• [SOURCE MATERIAL]
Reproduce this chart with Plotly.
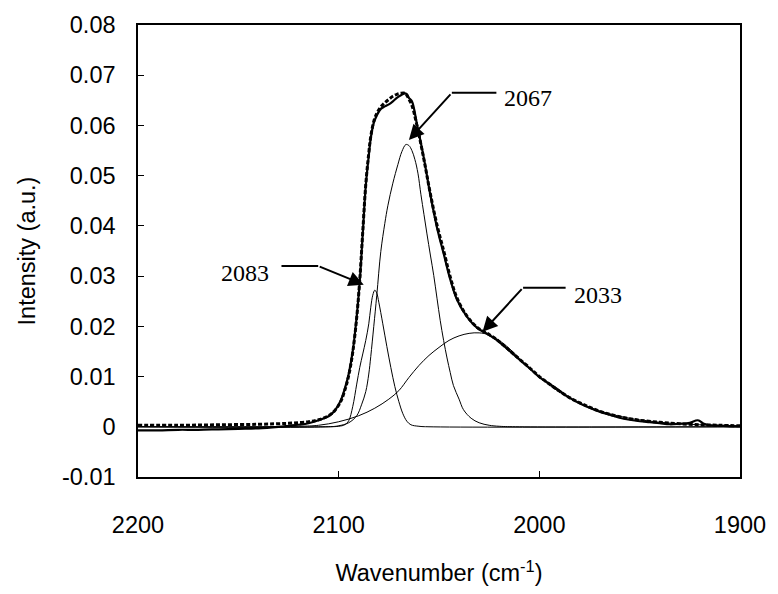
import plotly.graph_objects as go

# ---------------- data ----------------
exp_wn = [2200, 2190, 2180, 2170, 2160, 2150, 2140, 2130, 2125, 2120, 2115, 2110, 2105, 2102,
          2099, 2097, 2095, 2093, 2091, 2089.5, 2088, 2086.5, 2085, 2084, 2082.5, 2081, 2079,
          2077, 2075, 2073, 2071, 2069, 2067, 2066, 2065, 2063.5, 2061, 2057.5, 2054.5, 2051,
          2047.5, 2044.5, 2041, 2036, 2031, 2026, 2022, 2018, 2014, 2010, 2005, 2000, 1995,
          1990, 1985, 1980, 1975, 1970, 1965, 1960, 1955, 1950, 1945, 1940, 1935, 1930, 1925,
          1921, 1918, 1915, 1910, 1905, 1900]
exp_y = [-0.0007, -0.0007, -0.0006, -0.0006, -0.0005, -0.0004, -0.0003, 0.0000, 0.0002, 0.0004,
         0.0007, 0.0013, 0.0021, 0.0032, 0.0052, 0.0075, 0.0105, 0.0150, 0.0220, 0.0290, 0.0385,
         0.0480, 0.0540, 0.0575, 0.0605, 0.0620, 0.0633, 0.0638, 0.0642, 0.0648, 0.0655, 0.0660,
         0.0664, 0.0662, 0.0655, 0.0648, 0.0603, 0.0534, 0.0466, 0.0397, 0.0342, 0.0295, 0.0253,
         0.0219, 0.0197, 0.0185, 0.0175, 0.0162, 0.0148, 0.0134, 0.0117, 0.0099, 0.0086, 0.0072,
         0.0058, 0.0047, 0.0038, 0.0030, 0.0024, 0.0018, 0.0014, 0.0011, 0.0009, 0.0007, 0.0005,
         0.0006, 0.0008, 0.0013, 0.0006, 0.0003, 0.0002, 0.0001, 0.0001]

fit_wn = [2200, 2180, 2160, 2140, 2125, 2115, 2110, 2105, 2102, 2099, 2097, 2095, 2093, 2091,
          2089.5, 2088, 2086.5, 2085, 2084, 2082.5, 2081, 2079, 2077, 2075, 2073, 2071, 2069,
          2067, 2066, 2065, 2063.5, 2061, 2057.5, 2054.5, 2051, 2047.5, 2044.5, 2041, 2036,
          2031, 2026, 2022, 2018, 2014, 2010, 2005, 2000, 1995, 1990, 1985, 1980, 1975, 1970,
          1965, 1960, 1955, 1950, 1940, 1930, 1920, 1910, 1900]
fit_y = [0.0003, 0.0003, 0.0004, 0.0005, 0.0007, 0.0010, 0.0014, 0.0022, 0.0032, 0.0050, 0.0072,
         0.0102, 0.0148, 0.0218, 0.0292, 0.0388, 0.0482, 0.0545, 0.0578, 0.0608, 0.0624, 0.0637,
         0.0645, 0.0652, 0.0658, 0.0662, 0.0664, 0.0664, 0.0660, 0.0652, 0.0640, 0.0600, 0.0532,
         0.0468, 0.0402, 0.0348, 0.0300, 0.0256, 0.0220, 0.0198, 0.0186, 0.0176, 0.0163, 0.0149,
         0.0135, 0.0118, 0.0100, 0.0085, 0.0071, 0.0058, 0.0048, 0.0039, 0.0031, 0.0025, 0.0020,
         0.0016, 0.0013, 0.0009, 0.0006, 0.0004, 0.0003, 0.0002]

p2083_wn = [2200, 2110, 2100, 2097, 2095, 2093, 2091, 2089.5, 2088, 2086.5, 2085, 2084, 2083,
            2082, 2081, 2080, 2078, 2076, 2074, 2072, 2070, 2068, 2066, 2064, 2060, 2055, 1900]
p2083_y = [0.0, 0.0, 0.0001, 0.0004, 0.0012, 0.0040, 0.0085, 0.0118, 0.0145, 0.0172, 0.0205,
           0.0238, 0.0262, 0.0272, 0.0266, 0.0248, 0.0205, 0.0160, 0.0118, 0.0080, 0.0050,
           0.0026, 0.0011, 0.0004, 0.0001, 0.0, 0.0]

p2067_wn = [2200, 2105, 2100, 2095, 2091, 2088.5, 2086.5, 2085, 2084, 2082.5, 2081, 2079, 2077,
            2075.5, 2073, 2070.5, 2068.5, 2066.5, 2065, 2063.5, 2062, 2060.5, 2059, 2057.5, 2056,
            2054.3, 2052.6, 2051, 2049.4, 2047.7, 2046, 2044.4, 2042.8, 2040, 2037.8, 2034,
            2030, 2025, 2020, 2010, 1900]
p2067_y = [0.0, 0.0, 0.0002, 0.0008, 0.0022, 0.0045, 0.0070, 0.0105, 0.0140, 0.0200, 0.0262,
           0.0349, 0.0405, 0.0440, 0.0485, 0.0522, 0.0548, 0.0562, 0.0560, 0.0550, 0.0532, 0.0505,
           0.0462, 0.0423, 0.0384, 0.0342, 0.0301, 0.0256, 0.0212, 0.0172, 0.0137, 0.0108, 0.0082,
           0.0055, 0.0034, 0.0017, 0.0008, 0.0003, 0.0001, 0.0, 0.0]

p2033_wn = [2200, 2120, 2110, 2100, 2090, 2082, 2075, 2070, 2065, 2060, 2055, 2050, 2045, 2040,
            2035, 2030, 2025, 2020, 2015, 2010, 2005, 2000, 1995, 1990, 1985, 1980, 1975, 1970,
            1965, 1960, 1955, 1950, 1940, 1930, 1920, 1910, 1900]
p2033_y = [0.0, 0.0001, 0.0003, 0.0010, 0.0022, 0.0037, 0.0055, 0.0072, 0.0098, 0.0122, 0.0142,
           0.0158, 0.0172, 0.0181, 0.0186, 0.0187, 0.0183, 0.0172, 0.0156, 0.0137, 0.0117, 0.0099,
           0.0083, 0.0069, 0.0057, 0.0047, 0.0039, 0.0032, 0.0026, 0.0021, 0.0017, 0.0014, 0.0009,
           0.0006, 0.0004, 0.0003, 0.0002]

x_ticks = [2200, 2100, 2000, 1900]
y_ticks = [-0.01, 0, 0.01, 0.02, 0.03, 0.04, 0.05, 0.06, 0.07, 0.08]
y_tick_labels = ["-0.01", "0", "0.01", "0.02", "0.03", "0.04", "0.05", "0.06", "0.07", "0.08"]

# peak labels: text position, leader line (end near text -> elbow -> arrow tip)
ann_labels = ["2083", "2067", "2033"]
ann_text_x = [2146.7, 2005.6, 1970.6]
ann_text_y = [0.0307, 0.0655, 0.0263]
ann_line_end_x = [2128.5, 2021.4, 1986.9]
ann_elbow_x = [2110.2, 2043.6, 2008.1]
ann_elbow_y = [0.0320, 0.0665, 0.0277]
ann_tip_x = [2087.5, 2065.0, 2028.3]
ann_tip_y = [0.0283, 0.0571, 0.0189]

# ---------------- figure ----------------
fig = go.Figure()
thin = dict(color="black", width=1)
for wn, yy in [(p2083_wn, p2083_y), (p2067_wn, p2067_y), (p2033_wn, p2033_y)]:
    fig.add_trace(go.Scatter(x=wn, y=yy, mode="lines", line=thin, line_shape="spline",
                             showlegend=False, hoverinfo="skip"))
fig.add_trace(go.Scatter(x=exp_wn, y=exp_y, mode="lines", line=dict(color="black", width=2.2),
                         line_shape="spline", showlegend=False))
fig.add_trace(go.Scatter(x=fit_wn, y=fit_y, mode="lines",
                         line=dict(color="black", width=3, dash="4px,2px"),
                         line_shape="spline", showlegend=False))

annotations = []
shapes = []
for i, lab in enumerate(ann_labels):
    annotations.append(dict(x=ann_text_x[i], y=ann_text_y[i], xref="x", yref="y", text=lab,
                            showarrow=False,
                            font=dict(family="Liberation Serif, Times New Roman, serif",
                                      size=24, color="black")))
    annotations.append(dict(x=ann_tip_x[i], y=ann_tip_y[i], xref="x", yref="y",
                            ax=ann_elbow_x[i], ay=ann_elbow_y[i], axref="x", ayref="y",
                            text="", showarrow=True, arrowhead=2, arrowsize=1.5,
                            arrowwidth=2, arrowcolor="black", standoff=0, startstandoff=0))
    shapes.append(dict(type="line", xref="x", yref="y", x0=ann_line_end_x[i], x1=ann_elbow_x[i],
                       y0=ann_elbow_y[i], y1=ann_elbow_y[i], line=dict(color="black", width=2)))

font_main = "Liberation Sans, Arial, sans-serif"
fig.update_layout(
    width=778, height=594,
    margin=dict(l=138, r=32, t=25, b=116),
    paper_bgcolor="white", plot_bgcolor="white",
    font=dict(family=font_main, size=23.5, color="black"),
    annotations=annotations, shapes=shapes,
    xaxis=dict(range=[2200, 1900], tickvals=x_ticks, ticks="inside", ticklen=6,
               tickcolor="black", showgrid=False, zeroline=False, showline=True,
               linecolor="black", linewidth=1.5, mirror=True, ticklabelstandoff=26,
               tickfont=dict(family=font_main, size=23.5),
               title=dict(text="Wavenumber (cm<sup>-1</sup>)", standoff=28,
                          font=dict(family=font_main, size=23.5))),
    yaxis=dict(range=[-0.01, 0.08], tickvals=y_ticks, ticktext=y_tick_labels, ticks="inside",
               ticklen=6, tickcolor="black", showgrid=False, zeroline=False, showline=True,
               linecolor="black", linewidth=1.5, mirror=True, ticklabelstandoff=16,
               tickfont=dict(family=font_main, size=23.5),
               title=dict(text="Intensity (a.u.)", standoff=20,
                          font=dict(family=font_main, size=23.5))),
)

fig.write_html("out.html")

• [PROBLEM]
Exactly as written, please give again the lines from the beginning of the listing through the line containing "0.0006, 0.0008, 0.0013, 0.0006, 0.0003, 0.0002, 0.0001, 0.0001]", inclusive, without any pictures.

• [THE OUTPUT]
Reproduce this chart with Plotly.
import plotly.graph_objects as go

# ---------------- data ----------------
exp_wn = [2200, 2190, 2180, 2170, 2160, 2150, 2140, 2130, 2125, 2120, 2115, 2110, 2105, 2102,
          2099, 2097, 2095, 2093, 2091, 2089.5, 2088, 2086.5, 2085, 2084, 2082.5, 2081, 2079,
          2077, 2075, 2073, 2071, 2069, 2067, 2066, 2065, 2063.5, 2061, 2057.5, 2054.5, 2051,
          2047.5, 2044.5, 2041, 2036, 2031, 2026, 2022, 2018, 2014, 2010, 2005, 2000, 1995,
          1990, 1985, 1980, 1975, 1970, 1965, 1960, 1955, 1950, 1945, 1940, 1935, 1930, 1925,
          1921, 1918, 1915, 1910, 1905, 1900]
exp_y = [-0.0007, -0.0007, -0.0006, -0.0006, -0.0005, -0.0004, -0.0003, 0.0000, 0.0002, 0.0004,
         0.0007, 0.0013, 0.0021, 0.0032, 0.0052, 0.0075, 0.0105, 0.0150, 0.0220, 0.0290, 0.0385,
         0.0480, 0.0540, 0.0575, 0.0605, 0.0620, 0.0633, 0.0638, 0.0642, 0.0648, 0.0655, 0.0660,
         0.0664, 0.0662, 0.0655, 0.0648, 0.0603, 0.0534, 0.0466, 0.0397, 0.0342, 0.0295, 0.0253,
         0.0219, 0.0197, 0.0185, 0.0175, 0.0162, 0.0148, 0.0134, 0.0117, 0.0099, 0.0086, 0.0072,
         0.0058, 0.0047, 0.0038, 0.0030, 0.0024, 0.0018, 0.0014, 0.0011, 0.0009, 0.0007, 0.0005,
         0.0006, 0.0008, 0.0013, 0.0006, 0.0003, 0.0002, 0.0001, 0.0001]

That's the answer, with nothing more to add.